|Keywords:||Technology and Engineering; Two-phase flow pressure drop; Two-phase flow behaviour; Heat exchanger|
|Full text PDF:||http://hdl.handle.net/1854/LU-5965826|
The European Union’s goals for climate and energy aim for a reduction of Europe's greenhouse gas emissions by 80-95% compared to 1990 levels by the year 2050. One of the technologies that can help to attain such a low-carbon society is a heat pump. It is estimated that the use of heat pumps could reduce the CO2 emissions of the building sector by 50%. An important component of the heat pump system is the heat exchanger, which typically consists of tubes and fins. This type of heat exchanger is also common in other applications such as air-conditioning.
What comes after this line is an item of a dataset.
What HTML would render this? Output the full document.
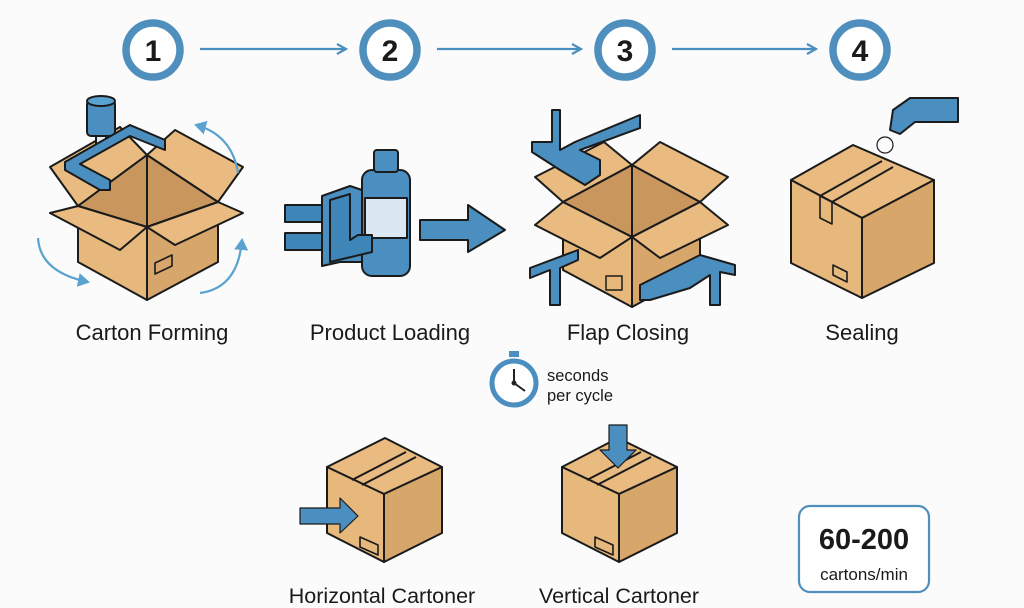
<!DOCTYPE html>
<html><head><meta charset="utf-8"><style>
html,body{margin:0;padding:0;background:#fbfbfb}
svg{display:block}
text{font-family:"Liberation Sans",sans-serif;fill:#1a1a1a}
</style></head><body>
<svg width="1024" height="608" viewBox="0 0 1024 608" xmlns="http://www.w3.org/2000/svg">
<defs>
<marker id="ah" markerWidth="12" markerHeight="12" refX="10" refY="6" orient="auto" markerUnits="userSpaceOnUse">
<path d="M1,1 L10,6 L1,11" fill="none" stroke="#4a8fc0" stroke-width="2.2"/></marker>
<marker id="ah2" markerWidth="14" markerHeight="14" refX="10" refY="7" orient="auto" markerUnits="userSpaceOnUse">
<path d="M0,0 L12,7 L0,14 Z" fill="#5aa2cf"/></marker>
</defs>
<rect width="1024" height="608" fill="#fbfbfb"/>
<g fill="#fff" stroke="#4e8fbd" stroke-width="7.5">
<circle cx="153" cy="50" r="27"/><circle cx="390" cy="50" r="27"/><circle cx="625" cy="50" r="27"/><circle cx="860" cy="50" r="27"/>
</g>
<g font-size="30" font-weight="bold" text-anchor="middle">
<text x="153" y="61">1</text><text x="390" y="61">2</text><text x="625" y="61">3</text><text x="860" y="61">4</text>
</g>
<g stroke="#4a8fc0" stroke-width="2.2" marker-end="url(#ah)">
<line x1="200" y1="49" x2="346" y2="49"/><line x1="437" y1="49" x2="581" y2="49"/><line x1="672" y1="49" x2="816" y2="49"/>
</g>

<g stroke="#1b1b1b" stroke-width="2" stroke-linejoin="round">
<polygon points="78,206 50,167 120,127 147,155" fill="#e9bb80"/>
<polygon points="147,155 175,130 243,167 218,202" fill="#e9bb80"/>
<polygon points="147,155 78,206 147,227 218,202" fill="#c9975e"/>
<line x1="147" y1="155" x2="147" y2="227"/>
<polygon points="78,206 147,227 147,300 78,262" fill="#e6b87c"/>
<polygon points="147,227 218,202 218,262 147,300" fill="#d7a66a"/>
<polygon points="78,206 147,227 120,250 50,213" fill="#e9bb80"/>
<polygon points="147,227 218,202 243,213 175,245" fill="#e9bb80"/>
<polygon points="155,263 172,255 172,266 155,274" fill="none" stroke-width="1.6"/>
<rect x="87" y="100" width="28" height="36" rx="4" fill="#4a8fc0"/>
<ellipse cx="101" cy="101" rx="14" ry="5" fill="#5aa2cf"/>
<rect x="96" y="136" width="10" height="8" fill="#dfe9f0"/>
<polygon points="65,162 130,125 165,140 165,150 130,136 80,164 110,180 110,190 100,190 65,170" fill="#4a8fc0"/>
<rect x="285" y="205" width="40" height="17" fill="#3f86b8"/>
<rect x="285" y="233" width="40" height="17" fill="#3f86b8"/>
<rect x="362" y="170" width="48" height="106" rx="10" fill="#4a8fc0"/>
<rect x="374" y="150" width="24" height="22" rx="3" fill="#4a8fc0"/>
<rect x="365" y="198" width="42" height="40" fill="#dbe8f2"/>
<polygon points="322,196 350,186 362,190 362,262 340,262 322,266" fill="#4a8fc0"/>
<polygon points="330,200 350,194 350,240 358,235 372,235 372,252 330,262" fill="#3f86b8"/>
<polygon points="420,220 468,220 468,205 505,230 468,252 468,240 420,240" fill="#4a8fc0"/>
<polygon points="563,202 535,177 604,142 632,165" fill="#e9bb80"/>
<polygon points="632,165 660,142 728,177 700,202" fill="#e9bb80"/>
<polygon points="632,165 563,202 632,237 700,202" fill="#c9975e"/>
<line x1="632" y1="165" x2="632" y2="237"/>
<polygon points="563,202 632,237 632,307 563,270" fill="#e6b87c"/>
<polygon points="632,237 700,202 700,270 632,307" fill="#d7a66a"/>
<polygon points="563,202 632,237 600,258 535,225" fill="#e9bb80"/>
<polygon points="632,237 700,202 728,225 660,258" fill="#e9bb80"/>
<rect x="606" y="276" width="16" height="14" fill="none" stroke-width="1.5"/>
<g fill="#4a8fc0">
<polygon points="532,142 552,142 552,110 560,110 560,150 575,142 640,115 640,128 580,150 600,160 600,175 585,185 560,170 532,152"/>
<polygon points="530,268 578,250 578,260 560,268 560,305 550,305 550,270 530,278"/>
<polygon points="640,285 680,265 700,255 735,265 735,275 720,272 720,305 710,305 710,275 690,288 650,300 640,300"/>
</g>
<polygon points="853,145 791,180 862,218 934,180" fill="#e9bb80"/>
<polygon points="791,180 862,218 862,298 791,263" fill="#e6b87c"/>
<polygon points="862,218 934,180 934,263 862,298" fill="#d7a66a"/>
<polyline points="820,196 882,161" fill="none"/><polyline points="832,202 893,167" fill="none"/>
<polygon points="820,196 832,202 832,224 820,218" fill="none" stroke-width="1.6"/>
<polygon points="833,265 847,272 847,282 833,275" fill="none" stroke-width="1.6"/>
<polygon points="893,110 910,98 958,98 958,122 915,122 900,134 890,130" fill="#4a8fc0"/>
<circle cx="885" cy="145" r="8" fill="none" stroke-width="1.2"/>
<polygon points="385,438 327,467 384,494 442,467" fill="#e9bb80"/>
<polygon points="327,467 384,494 384,562 327,533" fill="#e6b87c"/>
<polygon points="384,494 442,467 442,533 384,562" fill="#d7a66a"/>
<line x1="352" y1="480" x2="406" y2="452"/><line x1="362" y1="485" x2="416" y2="457"/>
<polygon points="360,537 378,545 378,555 360,547" fill="none" stroke-width="1.6"/>
<polygon points="300,508 340,508 340,498 358,516 340,533 340,524 300,524" fill="#4a8fc0" stroke-width="1.2"/>
<polygon points="618,438 562,467 619,494 677,467" fill="#e9bb80"/>
<polygon points="562,467 619,494 619,562 562,533" fill="#e6b87c"/>
<polygon points="619,494 677,467 677,533 619,562" fill="#d7a66a"/>
<line x1="587" y1="480" x2="641" y2="452"/><line x1="597" y1="485" x2="651" y2="457"/>
<polygon points="595,537 613,545 613,555 595,547" fill="none" stroke-width="1.6"/>
<polygon points="609,425 627,425 627,450 636,450 618,468 600,450 609,450" fill="#4a8fc0" stroke-width="1.2"/>
</g>
<g fill="none" stroke="#5aa2cf" stroke-width="2.2" marker-end="url(#ah2)">
<path d="M238,173 Q232,135 196,125"/>
<path d="M38,238 Q40,272 88,282"/>
<path d="M200,293 Q238,288 242,240"/>
</g>
<g font-size="22" text-anchor="middle">
<text x="152" y="340">Carton Forming</text><text x="390" y="340">Product Loading</text>
<text x="628" y="340">Flap Closing</text><text x="862" y="340">Sealing</text>
</g>
<g font-size="21.5" text-anchor="middle">
<text x="382" y="603">Horizontal Cartoner</text><text x="619" y="603">Vertical Cartoner</text>
</g>
<rect x="509" y="351" width="10" height="6" fill="#4a8fc0"/>
<circle cx="514" cy="383" r="22" fill="#fff" stroke="#4a8fc0" stroke-width="5"/>
<path d="M514,369 V383 L525,391" fill="none" stroke="#222" stroke-width="2"/>
<circle cx="514" cy="383" r="2.5" fill="#222"/>
<g font-size="16.5"><text x="547" y="381">seconds</text><text x="547" y="401">per cycle</text></g>
<rect x="799" y="506" width="130" height="86" rx="11" fill="#fff" stroke="#4e8fbd" stroke-width="2.2"/>
<text x="864" y="549" font-size="29" font-weight="bold" text-anchor="middle">60-200</text>
<text x="864" y="580" font-size="17" text-anchor="middle">cartons/min</text>
</svg>
</body></html>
For domestic applications it is important that this heat exchanger is constructed in a compact way. To attain a heat exchanger with a limited size, the tubes are folded up into a sequence of short straight channels interconnected by 180° bends. The fluid flowing through these tubes extracts heat from the ambient air and the addition of this heat causes the fluid to evaporate. Research confirms that the presence of the bends do affect the evaporating flow in these channels. However, the underlying mechanisms are still largely unknown. In this work, the effect of the return bend on the flow is investigated and linked to the occurring pressure drop in the channel. The results yield more insight in how the bend geometry affect the flow and what the consequences are for the occurring pressure drop.